GOAL OF THE EXERCISE: Leave out every picture, then transcribe the rest of the listing exactly.

GIVEN MATERIAL:
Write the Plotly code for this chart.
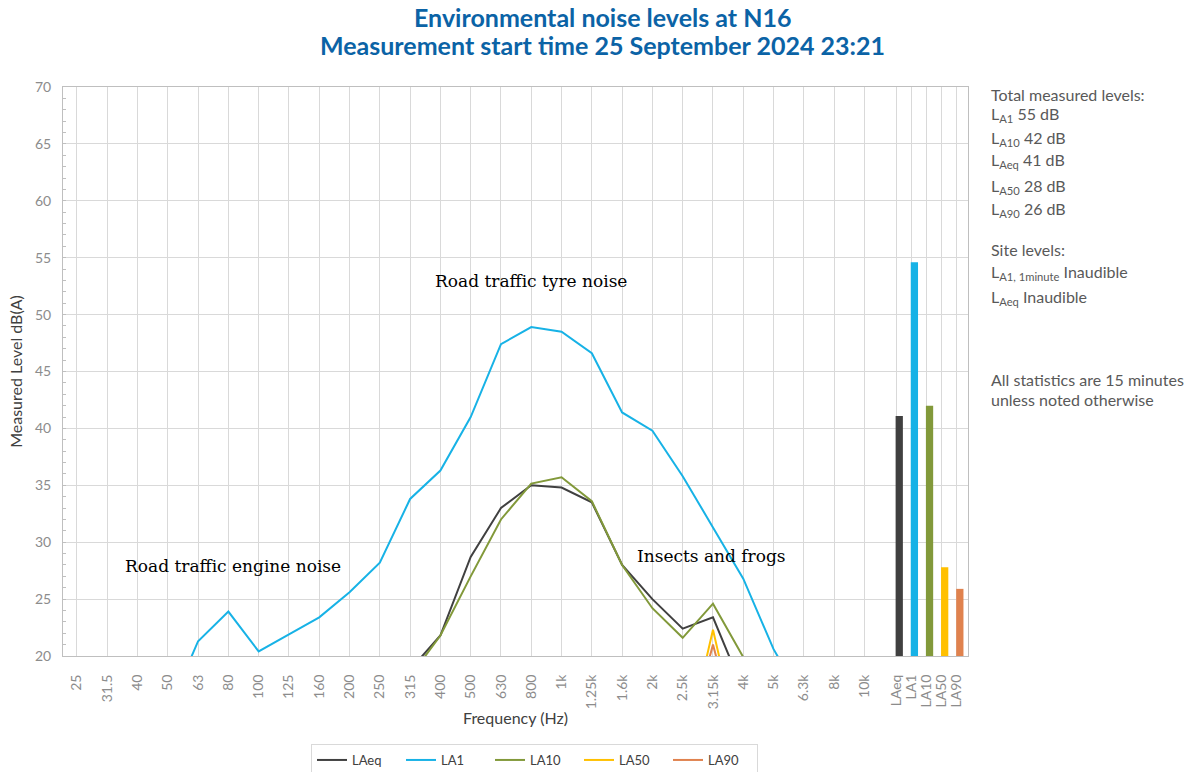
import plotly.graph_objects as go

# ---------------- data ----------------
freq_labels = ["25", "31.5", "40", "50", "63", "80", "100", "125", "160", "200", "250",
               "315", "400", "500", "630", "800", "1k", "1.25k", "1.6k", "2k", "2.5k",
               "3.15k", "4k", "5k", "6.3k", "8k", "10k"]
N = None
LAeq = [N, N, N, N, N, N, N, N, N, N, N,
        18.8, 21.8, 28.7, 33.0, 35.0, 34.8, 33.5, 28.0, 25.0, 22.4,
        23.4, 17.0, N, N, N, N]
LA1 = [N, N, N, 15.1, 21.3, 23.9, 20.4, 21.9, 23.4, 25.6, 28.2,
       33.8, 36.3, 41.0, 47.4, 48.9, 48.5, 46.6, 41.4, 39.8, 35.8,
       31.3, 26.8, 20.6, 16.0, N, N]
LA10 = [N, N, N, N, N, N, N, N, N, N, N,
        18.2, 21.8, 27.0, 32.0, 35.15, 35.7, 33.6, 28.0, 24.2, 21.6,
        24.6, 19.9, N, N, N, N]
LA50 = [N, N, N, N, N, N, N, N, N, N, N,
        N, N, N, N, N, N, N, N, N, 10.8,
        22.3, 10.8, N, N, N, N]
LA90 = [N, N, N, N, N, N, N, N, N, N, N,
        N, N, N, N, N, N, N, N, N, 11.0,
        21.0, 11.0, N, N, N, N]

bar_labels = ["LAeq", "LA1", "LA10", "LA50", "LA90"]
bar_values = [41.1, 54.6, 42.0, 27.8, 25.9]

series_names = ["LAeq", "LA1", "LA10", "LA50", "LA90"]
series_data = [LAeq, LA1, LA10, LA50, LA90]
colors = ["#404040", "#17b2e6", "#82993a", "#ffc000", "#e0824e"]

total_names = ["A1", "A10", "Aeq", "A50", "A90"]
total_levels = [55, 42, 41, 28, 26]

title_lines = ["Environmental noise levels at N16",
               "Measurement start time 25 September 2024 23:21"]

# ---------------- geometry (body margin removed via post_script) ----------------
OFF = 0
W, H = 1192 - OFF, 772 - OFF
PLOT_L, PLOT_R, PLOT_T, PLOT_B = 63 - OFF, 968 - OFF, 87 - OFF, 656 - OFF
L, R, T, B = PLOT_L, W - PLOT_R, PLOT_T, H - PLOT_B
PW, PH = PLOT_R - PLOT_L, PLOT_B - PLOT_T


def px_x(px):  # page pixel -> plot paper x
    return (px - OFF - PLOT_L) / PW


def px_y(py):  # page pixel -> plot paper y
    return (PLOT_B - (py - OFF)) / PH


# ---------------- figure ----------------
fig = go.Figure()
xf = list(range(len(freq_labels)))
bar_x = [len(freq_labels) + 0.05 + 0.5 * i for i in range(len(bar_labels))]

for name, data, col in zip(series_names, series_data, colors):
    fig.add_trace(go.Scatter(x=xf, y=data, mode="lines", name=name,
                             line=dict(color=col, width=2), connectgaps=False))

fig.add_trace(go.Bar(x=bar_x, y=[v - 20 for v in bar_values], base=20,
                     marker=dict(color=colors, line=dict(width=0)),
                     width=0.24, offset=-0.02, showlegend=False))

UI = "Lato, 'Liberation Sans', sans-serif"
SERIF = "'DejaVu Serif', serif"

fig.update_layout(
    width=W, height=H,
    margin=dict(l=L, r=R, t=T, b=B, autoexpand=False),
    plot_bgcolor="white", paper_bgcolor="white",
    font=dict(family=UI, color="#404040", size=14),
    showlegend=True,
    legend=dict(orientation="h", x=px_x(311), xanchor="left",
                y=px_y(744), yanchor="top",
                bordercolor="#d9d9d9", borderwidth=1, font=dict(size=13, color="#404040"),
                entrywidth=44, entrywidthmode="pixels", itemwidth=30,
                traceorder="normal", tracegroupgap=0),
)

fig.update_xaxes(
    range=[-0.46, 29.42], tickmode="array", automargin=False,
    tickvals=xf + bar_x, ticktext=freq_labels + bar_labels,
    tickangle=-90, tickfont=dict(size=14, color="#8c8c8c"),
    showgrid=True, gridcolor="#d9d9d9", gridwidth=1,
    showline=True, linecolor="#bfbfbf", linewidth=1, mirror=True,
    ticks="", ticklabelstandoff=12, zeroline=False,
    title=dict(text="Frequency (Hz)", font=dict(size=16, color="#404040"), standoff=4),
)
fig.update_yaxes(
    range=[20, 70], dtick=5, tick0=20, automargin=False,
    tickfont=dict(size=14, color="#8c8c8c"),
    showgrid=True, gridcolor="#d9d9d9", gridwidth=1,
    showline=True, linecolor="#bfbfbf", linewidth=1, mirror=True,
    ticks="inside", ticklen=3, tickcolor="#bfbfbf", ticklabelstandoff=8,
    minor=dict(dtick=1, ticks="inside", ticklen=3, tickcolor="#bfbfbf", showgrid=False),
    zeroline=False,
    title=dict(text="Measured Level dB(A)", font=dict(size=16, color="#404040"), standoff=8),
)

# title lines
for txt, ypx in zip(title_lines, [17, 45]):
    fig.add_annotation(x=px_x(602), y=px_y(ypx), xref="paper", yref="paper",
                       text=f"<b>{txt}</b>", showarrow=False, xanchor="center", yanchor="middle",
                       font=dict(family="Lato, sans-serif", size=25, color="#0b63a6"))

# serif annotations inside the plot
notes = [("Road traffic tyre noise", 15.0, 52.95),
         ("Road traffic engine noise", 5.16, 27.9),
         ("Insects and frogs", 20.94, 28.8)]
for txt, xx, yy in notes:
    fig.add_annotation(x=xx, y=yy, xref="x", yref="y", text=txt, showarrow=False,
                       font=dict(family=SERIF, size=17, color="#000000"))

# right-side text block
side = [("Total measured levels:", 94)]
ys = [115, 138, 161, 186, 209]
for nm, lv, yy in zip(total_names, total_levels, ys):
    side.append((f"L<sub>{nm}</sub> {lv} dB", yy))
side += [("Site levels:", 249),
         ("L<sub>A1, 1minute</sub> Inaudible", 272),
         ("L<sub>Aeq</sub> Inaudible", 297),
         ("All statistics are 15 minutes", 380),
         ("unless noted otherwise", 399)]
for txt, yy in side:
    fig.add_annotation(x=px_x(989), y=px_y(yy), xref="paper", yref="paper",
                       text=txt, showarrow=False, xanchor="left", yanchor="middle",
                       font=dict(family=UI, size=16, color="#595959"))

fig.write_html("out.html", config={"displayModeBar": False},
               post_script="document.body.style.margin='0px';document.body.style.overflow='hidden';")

SOLUTION TO THE PROBLEM:
Write the Plotly code for this chart.
import plotly.graph_objects as go

# ---------------- data ----------------
freq_labels = ["25", "31.5", "40", "50", "63", "80", "100", "125", "160", "200", "250",
               "315", "400", "500", "630", "800", "1k", "1.25k", "1.6k", "2k", "2.5k",
               "3.15k", "4k", "5k", "6.3k", "8k", "10k"]
N = None
LAeq = [N, N, N, N, N, N, N, N, N, N, N,
        18.8, 21.8, 28.7, 33.0, 35.0, 34.8, 33.5, 28.0, 25.0, 22.4,
        23.4, 17.0, N, N, N, N]
LA1 = [N, N, N, 15.1, 21.3, 23.9, 20.4, 21.9, 23.4, 25.6, 28.2,
       33.8, 36.3, 41.0, 47.4, 48.9, 48.5, 46.6, 41.4, 39.8, 35.8,
       31.3, 26.8, 20.6, 16.0, N, N]
LA10 = [N, N, N, N, N, N, N, N, N, N, N,
        18.2, 21.8, 27.0, 32.0, 35.15, 35.7, 33.6, 28.0, 24.2, 21.6,
        24.6, 19.9, N, N, N, N]
LA50 = [N, N, N, N, N, N, N, N, N, N, N,
        N, N, N, N, N, N, N, N, N, 10.8,
        22.3, 10.8, N, N, N, N]
LA90 = [N, N, N, N, N, N, N, N, N, N, N,
        N, N, N, N, N, N, N, N, N, 11.0,
        21.0, 11.0, N, N, N, N]

bar_labels = ["LAeq", "LA1", "LA10", "LA50", "LA90"]
bar_values = [41.1, 54.6, 42.0, 27.8, 25.9]

series_names = ["LAeq", "LA1", "LA10", "LA50", "LA90"]
series_data = [LAeq, LA1, LA10, LA50, LA90]
colors = ["#404040", "#17b2e6", "#82993a", "#ffc000", "#e0824e"]

total_names = ["A1", "A10", "Aeq", "A50", "A90"]
total_levels = [55, 42, 41, 28, 26]

title_lines = ["Environmental noise levels at N16",
               "Measurement start time 25 September 2024 23:21"]

# ---------------- geometry (body margin removed via post_script) ----------------
OFF = 0
W, H = 1192 - OFF, 772 - OFF
PLOT_L, PLOT_R, PLOT_T, PLOT_B = 63 - OFF, 968 - OFF, 87 - OFF, 656 - OFF
L, R, T, B = PLOT_L, W - PLOT_R, PLOT_T, H - PLOT_B
PW, PH = PLOT_R - PLOT_L, PLOT_B - PLOT_T


def px_x(px):  # page pixel -> plot paper x
    return (px - OFF - PLOT_L) / PW


def px_y(py):  # page pixel -> plot paper y
    return (PLOT_B - (py - OFF)) / PH


# ---------------- figure ----------------
fig = go.Figure()
xf = list(range(len(freq_labels)))
bar_x = [len(freq_labels) + 0.05 + 0.5 * i for i in range(len(bar_labels))]

for name, data, col in zip(series_names, series_data, colors):
    fig.add_trace(go.Scatter(x=xf, y=data, mode="lines", name=name,
                             line=dict(color=col, width=2), connectgaps=False))

fig.add_trace(go.Bar(x=bar_x, y=[v - 20 for v in bar_values], base=20,
                     marker=dict(color=colors, line=dict(width=0)),
                     width=0.24, offset=-0.02, showlegend=False))

UI = "Lato, 'Liberation Sans', sans-serif"
SERIF = "'DejaVu Serif', serif"

fig.update_layout(
    width=W, height=H,
    margin=dict(l=L, r=R, t=T, b=B, autoexpand=False),
    plot_bgcolor="white", paper_bgcolor="white",
    font=dict(family=UI, color="#404040", size=14),
    showlegend=True,
    legend=dict(orientation="h", x=px_x(311), xanchor="left",
                y=px_y(744), yanchor="top",
                bordercolor="#d9d9d9", borderwidth=1, font=dict(size=13, color="#404040"),
                entrywidth=44, entrywidthmode="pixels", itemwidth=30,
                traceorder="normal", tracegroupgap=0),
)

fig.update_xaxes(
    range=[-0.46, 29.42], tickmode="array", automargin=False,
    tickvals=xf + bar_x, ticktext=freq_labels + bar_labels,
    tickangle=-90, tickfont=dict(size=14, color="#8c8c8c"),
    showgrid=True, gridcolor="#d9d9d9", gridwidth=1,
    showline=True, linecolor="#bfbfbf", linewidth=1, mirror=True,
    ticks="", ticklabelstandoff=12, zeroline=False,
    title=dict(text="Frequency (Hz)", font=dict(size=16, color="#404040"), standoff=4),
)
fig.update_yaxes(
    range=[20, 70], dtick=5, tick0=20, automargin=False,
    tickfont=dict(size=14, color="#8c8c8c"),
    showgrid=True, gridcolor="#d9d9d9", gridwidth=1,
    showline=True, linecolor="#bfbfbf", linewidth=1, mirror=True,
    ticks="inside", ticklen=3, tickcolor="#bfbfbf", ticklabelstandoff=8,
    minor=dict(dtick=1, ticks="inside", ticklen=3, tickcolor="#bfbfbf", showgrid=False),
    zeroline=False,
    title=dict(text="Measured Level dB(A)", font=dict(size=16, color="#404040"), standoff=8),
)

# title lines
for txt, ypx in zip(title_lines, [17, 45]):
    fig.add_annotation(x=px_x(602), y=px_y(ypx), xref="paper", yref="paper",
                       text=f"<b>{txt}</b>", showarrow=False, xanchor="center", yanchor="middle",
                       font=dict(family="Lato, sans-serif", size=25, color="#0b63a6"))

# serif annotations inside the plot
notes = [("Road traffic tyre noise", 15.0, 52.95),
         ("Road traffic engine noise", 5.16, 27.9),
         ("Insects and frogs", 20.94, 28.8)]
for txt, xx, yy in notes:
    fig.add_annotation(x=xx, y=yy, xref="x", yref="y", text=txt, showarrow=False,
                       font=dict(family=SERIF, size=17, color="#000000"))

# right-side text block
side = [("Total measured levels:", 94)]
ys = [115, 138, 161, 186, 209]
for nm, lv, yy in zip(total_names, total_levels, ys):
    side.append((f"L<sub>{nm}</sub> {lv} dB", yy))
side += [("Site levels:", 249),
         ("L<sub>A1, 1minute</sub> Inaudible", 272),
         ("L<sub>Aeq</sub> Inaudible", 297),
         ("All statistics are 15 minutes", 380),
         ("unless noted otherwise", 399)]
for txt, yy in side:
    fig.add_annotation(x=px_x(989), y=px_y(yy), xref="paper", yref="paper",
                       text=txt, showarrow=False, xanchor="left", yanchor="middle",
                       font=dict(family=UI, size=16, color="#595959"))

fig.write_html("out.html", config={"displayModeBar": False},
               post_script="document.body.style.margin='0px';document.body.style.overflow='hidden';")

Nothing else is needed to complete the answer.